The weather is improving day by day and giving us opportunities to spend time in the garden.  Sometimes the wind still bites and the rain still falls but the sun warms hands and faces and occasionally forces us to set forth without being cluttered up with coats and jumpers.  Today was one of those days.  After the rain stopped, the sun melted the clouds away and beckoned us outside.

What a difference a few days of warmth, sunshine, lengthening daylight and soft rain have made.  Everything in the garden, the hedge rows, the lanes and the fields is bursting into life.  Lambs play and doze, birds sing a fresh new song and plants push up from the damp earth and search for the sun.  It is a joy to be a part of it.  This afternoon Pea and I took the dogs for a long stretch and saw a lamb that had just been born.  The mother had licked him clean and we watched him take his first few wobbly steps towards her.  I think she was getting ready to give birth to his twin, so we moved away and left her in peace.  The bird feeders outside our kitchen window are full of beautiful birds all day long; they eat an incredible amount of seed and need re-filling daily.  It is like feeding a small child, but it gives us such a lot of pleasure to see them, it is worth every penny.

We have finally planted three rows of Pink Fir Apple potatoes and sowed a short row of radish.  To save space in the kitchen garden we sowed the radish over the top of the potatoes as they will be up and eaten before the potatoes need earthing up.  It was so exciting to have the first crop in our new garden at last.  I have waited four years for this!  In the end though, Pea and I dug out the trench and then she and H2 planted the potatoes. I got to sow the radish seeds.

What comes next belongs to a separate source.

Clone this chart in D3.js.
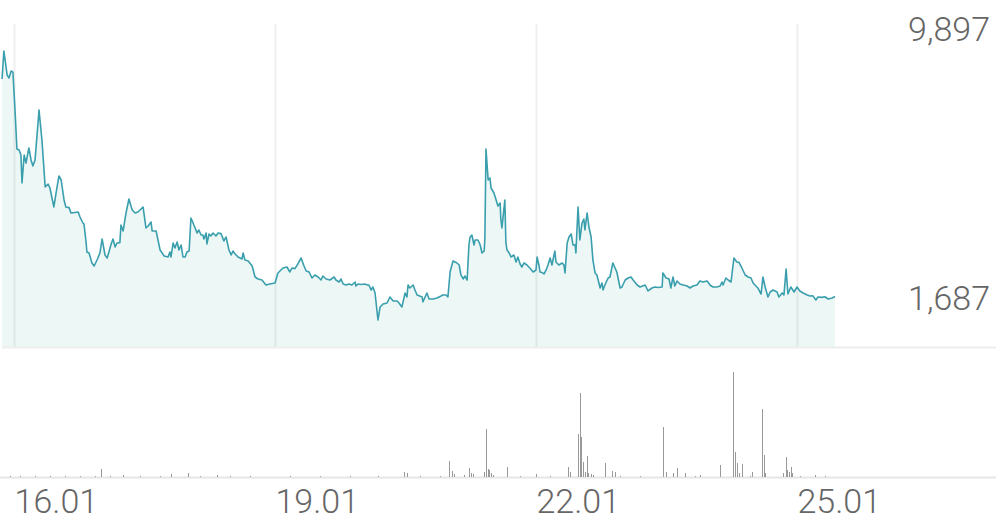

The temperature in the poly tunnel increases the moment the sun shines through and makes it a very cosy place to be.  My trays of seeds love it and have started to grow this week.  The first to peep through the surface of the compost were the poached egg plants (Limnanthes), which will edge the kitchen garden and attract lots of hover flies and bees to pollinate the vegetables.  Yesterday the first of the borage seeds came up and a few sweet peas are on the move.  Love it!  We planted a few more packets of annual flowers this morning; nigella, poppies, cleome and a few rows of feverfew.  As there are so many plants coming up all over the garden and I don't want to risk digging up something special by accident, when it comes time to plant out my annuals, I will dig up a weed or rogue patch of grass and replace it with a flower.  That way I can weed and avoid killing something I want at the same time.

At this time of year you can almost hear things growing.  Once it starts there's no holding it back.  It will only get better from now on; the worst is over, long over.  The days are getting warmer, longer and a lot more fun!  There is something new to see everywhere I look and every time I go out of my back door.  H2 and I saw a young hare on our way to school one morning.  It lopped along in front of the car, taking it's time and looking for a gap in the hedge to make it's escape.  We gave it plenty of room and slowly drove by as it huddled up in the grass.  We got a really good look at him, which made our day.

I love the Spring time as it is full of the promise of many wonderful things to come.  Life feels more positive at last, lighter, easier and more fun.  There is so much to look forward to and even a bad day doesn't feel quite so bad if the sun is shining and the evenings are light and bright.